Scandal was screened in competition at the 1989 Cannes Film Festival. Its theme song "Nothing Has Been Proved" was written and produced by Pet Shop Boys and sung by Dusty Springfield.

Plot
An English bon-vivant osteopath is enchanted with a young exotic dancer and invites her to live with him. He serves as friend and mentor, and through his wide range of contacts and his parties she and her friend meet and date members of the Conservative Party. A scandal develops when her affair with the Minister of War comes to public attention.

Cast

 John Hurt as Stephen Ward
 Joanne Whalley as Christine Keeler
 Bridget Fonda as Mandy Rice-Davies
 Ian McKellen as John Profumo
 Leslie Phillips as Lord Astor
 Britt Ekland as Mariella Novotny
 Daniel Massey as Mervyn Griffith-Jones
 Roland Gift as Johnny Edgecombe
 Jeroen Krabbé as Eugene Ivanov
 Jean Alexander as Mrs. Keeler
 Deborah Grant as Valerie Hobson
 Alex Norton as Detective Inspector
 Ronald Fraser as Justice Marshall
 Paul Brooke as John, Detective Sgt.
 Keith Allen as Kevin, Reporter Sunday Pictorial
 Ralph Brown as Paul Mann
 Iain Cuthbertson as Lord Hailsham
 Johnny Shannon as Peter Rachman
 Leon Herbert as Lucky Gordon

Production

Development
Australian screenwriter Michael Thomas and prospective producer Joe Boyd approached the BBC with the idea of a three-part mini-series on the Profumo affair. The BBC agreed to finance scripts for two of the 90-minute episodes, but support dried up when internal memos were found that forbade their production. Channel 4 turned them down on grounds of taste.

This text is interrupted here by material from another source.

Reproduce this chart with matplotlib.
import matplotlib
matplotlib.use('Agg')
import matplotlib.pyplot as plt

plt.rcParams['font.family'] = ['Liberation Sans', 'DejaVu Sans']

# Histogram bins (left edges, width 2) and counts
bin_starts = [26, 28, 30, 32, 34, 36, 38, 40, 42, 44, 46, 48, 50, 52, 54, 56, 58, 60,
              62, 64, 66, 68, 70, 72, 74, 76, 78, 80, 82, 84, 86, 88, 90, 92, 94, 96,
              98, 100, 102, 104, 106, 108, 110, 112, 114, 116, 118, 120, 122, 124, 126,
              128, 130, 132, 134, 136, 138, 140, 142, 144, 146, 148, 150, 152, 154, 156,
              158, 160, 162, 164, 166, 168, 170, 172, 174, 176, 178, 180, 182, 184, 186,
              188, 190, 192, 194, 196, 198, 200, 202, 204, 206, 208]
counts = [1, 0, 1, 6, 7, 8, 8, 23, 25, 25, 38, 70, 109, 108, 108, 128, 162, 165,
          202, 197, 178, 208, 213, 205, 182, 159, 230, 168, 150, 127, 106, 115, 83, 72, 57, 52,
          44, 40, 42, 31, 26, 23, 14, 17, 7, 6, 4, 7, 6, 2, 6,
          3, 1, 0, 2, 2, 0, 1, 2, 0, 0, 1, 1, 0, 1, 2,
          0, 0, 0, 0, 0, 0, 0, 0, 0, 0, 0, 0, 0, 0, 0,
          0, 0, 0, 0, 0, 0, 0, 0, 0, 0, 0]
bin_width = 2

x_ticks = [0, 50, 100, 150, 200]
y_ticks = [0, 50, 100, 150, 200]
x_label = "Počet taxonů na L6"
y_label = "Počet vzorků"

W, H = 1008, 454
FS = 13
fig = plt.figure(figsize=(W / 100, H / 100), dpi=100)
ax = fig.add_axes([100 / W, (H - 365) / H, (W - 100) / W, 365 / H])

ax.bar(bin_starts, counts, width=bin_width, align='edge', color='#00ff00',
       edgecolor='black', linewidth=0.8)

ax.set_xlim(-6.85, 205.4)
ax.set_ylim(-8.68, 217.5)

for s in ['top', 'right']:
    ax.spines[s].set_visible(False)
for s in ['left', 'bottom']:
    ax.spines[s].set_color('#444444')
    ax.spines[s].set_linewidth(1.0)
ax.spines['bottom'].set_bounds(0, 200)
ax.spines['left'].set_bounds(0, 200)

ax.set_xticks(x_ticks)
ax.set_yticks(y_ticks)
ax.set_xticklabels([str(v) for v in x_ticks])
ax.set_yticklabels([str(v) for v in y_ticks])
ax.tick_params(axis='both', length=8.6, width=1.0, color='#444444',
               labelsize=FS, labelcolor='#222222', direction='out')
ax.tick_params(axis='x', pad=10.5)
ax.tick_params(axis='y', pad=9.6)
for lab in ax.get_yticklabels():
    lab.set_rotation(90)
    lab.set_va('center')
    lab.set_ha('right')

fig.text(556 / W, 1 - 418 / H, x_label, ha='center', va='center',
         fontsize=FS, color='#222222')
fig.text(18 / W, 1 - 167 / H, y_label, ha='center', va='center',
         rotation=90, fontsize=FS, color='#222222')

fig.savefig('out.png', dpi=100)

Boyd and Thomas joined forces with Palace Pictures who invested nearly £200,000 by 1985; a further £184,319 of development funding was raised from Robert Maxwell. As the prospects for a television mini-series began to fade, Palace Pictures became increasingly interested in making a feature film and estimated the budget requirements at £3.2 million. Co-founders Stephen Woolley and Nik Powell signed up first time director Michael Caton-Jones on a pay-or-play contract and began a marketing campaign to raise the finance. The controversial nature of the story, as well as its sexual content, appealed to Bob and Harvey Weinstein's independent film company, Miramax. The Weinsteins agreed to pay $2.35 million for the North American distribution rights.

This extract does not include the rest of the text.